11-16-2015; ISIS Part Two

11-16-2015;  ISIS Part Two
Near the end of June, while riding my bicycle for Peace and Environmental Justice across the United States, a six to ten hours a day endeavor, I wrote a piece entitled “What About ISIS, Dan?” In it I tried to separate the two identities of the organization, one a proto-state and the other a loosely organized criminal terror network.  Two manifestations require two solutions. I label the terrorist facet criminal because it will take policing and justice tools to  stop it. Bombing Syria will not end the criminal actions no more than the bombing and invading Afghanistan and Iraq ended al Qaeda. In fact invading those countries increased al Qaeda’s number and forcefulness.

Today I read an article written the Saturday morning of the Democratic Presidential Debate, as the news of the Paris attacks were still being updated. “There Is Only One Way to Defeat ISIS,” by Charles Pierce of Esquire. With a flourish Pierce laid out the only means of ending the state facet of ISIS and what is at stake for what we call civilized society. But ending the state of ISIS might not be a possibility. 

It costs the US taxpayers a million dollars per soldier to wage a war and occupation. If ISIS with stealing its weapons from the Iraqi army and its food from the people it controls can do the job for one quarter the cost, at 20,000 soldiers -a low estimate- then it would need a $5 Billion dollar annual budget. And ISIS controls thousands of miles of Iraq and Syria, 20,000 is a very low estimate for soldiers that at times has been reported to be closer to 40,000 and even 100,000. 

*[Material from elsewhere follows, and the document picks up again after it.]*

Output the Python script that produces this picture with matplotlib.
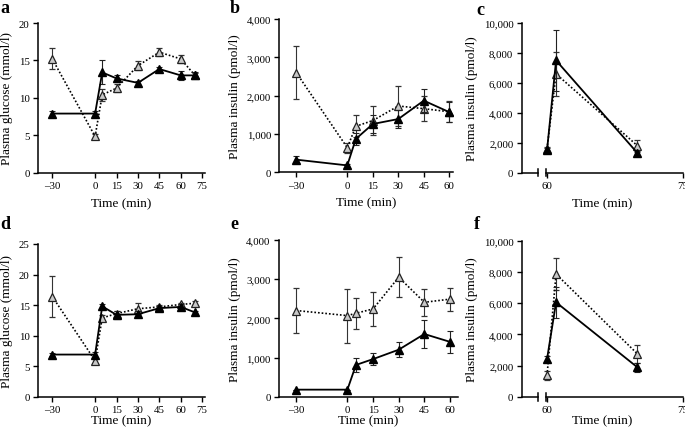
import matplotlib
matplotlib.use("Agg")
import matplotlib.pyplot as plt
import matplotlib.transforms as mtransforms
from matplotlib.ticker import FuncFormatter

plt.rcParams['font.family'] = ['Liberation Serif', 'DejaVu Serif']

# ---------------- data ----------------
T_GLU = [-30, 0, 5, 15, 30, 45, 60, 70]
T_INS = [-30, 0, 5, 15, 30, 45, 60]
T_CLAMP = [60, 61, 70]

# panel a: plasma glucose
a_solid = [7.9, 7.9, 13.4, 12.6, 12.0, 13.85, 13.0, 13.0]
a_solid_err = [0.3, 0.3, 1.6, 0.5, 0.3, 0.3, 0.6, 0.4]
a_dot = [15.2, 4.85, 10.4, 11.3, 14.3, 16.1, 15.2, 13.0]
a_dot_err = [1.4, 0.3, 0.8, 0.5, 0.6, 0.5, 0.5, 0.3]

# panel b: plasma insulin
b_solid = [330, 180, 870, 1260, 1390, 1870, 1570]
b_solid_err = [100, 30, 150, 230, 230, 300, 270]
b_dot = [2600, 640, 1200, 1350, 1730, 1660, 1580]
b_dot_err = [700, 130, 290, 380, 530, 330, 280]

# panel c: plasma insulin (60-75 min)
c_solid = [1500, 7500, 1310]
c_solid_err = [150, 2050, 150]
c_dot = [1600, 6600, 1800]
c_dot_err = [150, 1450, 400]

# panel d: plasma glucose
d_solid = [6.9, 6.9, 14.8, 13.4, 13.5, 14.5, 14.7, 13.8]
d_solid_err = [0.3, 0.5, 0.4, 0.6, 0.5, 0.4, 0.5, 0.3]
d_dot = [16.4, 5.9, 12.9, 13.6, 14.4, 14.7, 15.1, 15.3]
d_dot_err = [3.3, 0.5, 0.5, 0.5, 0.9, 0.3, 0.3, 0.3]

# panel e: plasma insulin
e_solid = [180, 180, 810, 960, 1200, 1600, 1400]
e_solid_err = [0, 0, 190, 150, 190, 360, 280]
e_dot = [2200, 2070, 2130, 2240, 3050, 2410, 2490]
e_dot_err = [570, 690, 400, 440, 510, 340, 290]

# panel f: plasma insulin (60-75 min)
f_solid = [2410, 6050, 1880]
f_solid_err = [200, 1000, 300]
f_dot = [1370, 7860, 2740]
f_dot_err = [300, 1000, 560]

XT_MAIN = [-30, 0, 15, 30, 45, 60, 75]
XT_MAIN_LAB = ['\u201330', '0', '15', '30', '45', '60', '75']
XT_INS = [-30, 0, 15, 30, 45, 60]
XT_INS_LAB = ['\u201330', '0', '15', '30', '45', '60']
XT_CLAMP = [60, 75]

# ---------------- style helpers ----------------
fig = plt.figure(figsize=(6.85, 4.31), dpi=100)

def style(ax):
    for s in ['top', 'right']:
        ax.spines[s].set_visible(False)
    for s in ['left', 'bottom']:
        ax.spines[s].set_linewidth(1.1)
    ax.tick_params(direction='out', length=3.5, width=1.0, labelsize=7.8, pad=2.5)

def series(ax, t, y, err, solid):
    if solid:
        ax.errorbar(t, y, yerr=err, color='black', lw=1.3, ls='-', marker='^',
                    ms=6, mfc='black', mec='black', ecolor='#222222',
                    elinewidth=0.8, capsize=2.5, capthick=0.8, zorder=3)
    else:
        ax.errorbar(t, y, yerr=err, color='black', lw=1.2, ls=(0, (1, 1.2)), marker='^',
                    ms=6, mfc='#c8c8c8', mec='#222222', mew=0.9, ecolor='#333333',
                    elinewidth=0.8, capsize=2.5, capthick=0.8, zorder=2)

def comma(v, p):
    return f"{int(v):,}"

def px_axes(l, t, r, b):
    return fig.add_axes([l / 685, 1 - b / 431, (r - l) / 685, (b - t) / 431])

def labels(ax, ylabel, xpad):
    ax.set_ylabel(ylabel, fontsize=9.5, labelpad=4)
    ax.set_xlabel('Time (min)', fontsize=9.5, labelpad=xpad)

def glucose_panel(ax, ys, es, yd, ed, ymax, yticks, xpad):
    series(ax, T_GLU, yd, ed, False)
    series(ax, T_GLU, ys, es, True)
    ax.set_xlim(-40, 77)
    ax.set_ylim(0, ymax)
    ax.set_yticks(yticks)
    ax.set_xticks(XT_MAIN)
    ax.set_xticklabels(XT_MAIN_LAB)
    labels(ax, 'Plasma glucose (mmol/l)', xpad)
    style(ax)

def insulin_panel(ax, ys, es, yd, ed, xmax, xpad):
    series(ax, T_INS, yd, ed, False)
    series(ax, T_INS, ys, es, True)
    ax.set_xlim(-40, xmax)
    ax.set_ylim(0, 4000)
    ax.set_yticks([0, 1000, 2000, 3000, 4000])
    ax.yaxis.set_major_formatter(FuncFormatter(comma))
    ax.set_xticks(XT_INS)
    ax.set_xticklabels(XT_INS_LAB)
    labels(ax, 'Plasma insulin (pmol/l)', xpad)
    style(ax)

def clamp_panel(ax, ys, es, yd, ed, xpad):
    series(ax, T_CLAMP, yd, ed, False)
    series(ax, T_CLAMP, ys, es, True)
    ax.set_xlim(57.2, 75)
    ax.set_ylim(0, 10000)
    ax.set_yticks([0, 2000, 4000, 6000, 8000, 10000])
    ax.yaxis.set_major_formatter(FuncFormatter(comma))
    ax.set_xticks(XT_CLAMP)
    labels(ax, 'Plasma insulin (pmol/l)', xpad)
    style(ax)
    # broken x axis
    ax.spines['bottom'].set_bounds(59.9, 75)
    tr = mtransforms.blended_transform_factory(ax.transData, ax.transAxes)
    ax.plot([57.2, 59.0], [0, 0], color='black', lw=1.1, transform=tr, clip_on=False)
    for xb in (59.0, 59.9):
        ax.plot([xb, xb], [-0.025, 0.025], color='black', lw=1.1, transform=tr, clip_on=False)

# ---------------- panels ----------------
ax_a = px_axes(38, 24, 205, 173.7)
glucose_panel(ax_a, a_solid, a_solid_err, a_dot, a_dot_err, 20, [0, 5, 10, 15, 20], 5)

ax_b = px_axes(279.3, 20, 452.7, 173.3)
insulin_panel(ax_b, b_solid, b_solid_err, b_dot, b_dot_err, 62, 5)

ax_c = px_axes(521.7, 24, 682.7, 173.7)
clamp_panel(ax_c, c_solid, c_solid_err, c_dot, c_dot_err, 5)

ax_d = px_axes(38, 245, 205, 397.7)
glucose_panel(ax_d, d_solid, d_solid_err, d_dot, d_dot_err, 25, [0, 5, 10, 15, 20, 25], 0.5)

ax_e = px_axes(279, 241, 457.7, 397.7)
insulin_panel(ax_e, e_solid, e_solid_err, e_dot, e_dot_err, 64.5, 0.5)

ax_f = px_axes(521.7, 241.7, 682.7, 397.7)
clamp_panel(ax_f, f_solid, f_solid_err, f_dot, f_dot_err, 0.5)

# panel letters
for lab, x, y in [('a', 0, 0), ('b', 230, 0), ('c', 476, 2),
                  ('d', 0, 216), ('e', 230, 216), ('f', 474, 216)]:
    fig.text(x / 685, 1 - y / 431, lab, fontsize=13, fontweight='bold',
             ha='left', va='top')

fig.savefig('out.png', dpi=100)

Clearly ISIS is getting help from some of the neighboring states. And Pierce fills in that part of the puzzle with information gathered by WikiLeaks in 2010. Saudi Arabia, Qatra, Kuwait, and the United Arab Emirates are the culprits. My objection to Pierce’s writing is that it does not consider the possibility that there is a real need for a new Sunni state in the Middle East. At one time early after we invaded Iraq  it was thought that it needed to be split into three autonomous regions, Kurdish, Shia, and Sunni. Considering that the Gulf Alliance, really a Sunni Alliance, has a willingness to fund such a state and the Shia of Iraq have no intention of really including the Sunni in a government maybe that idea needs to be revived.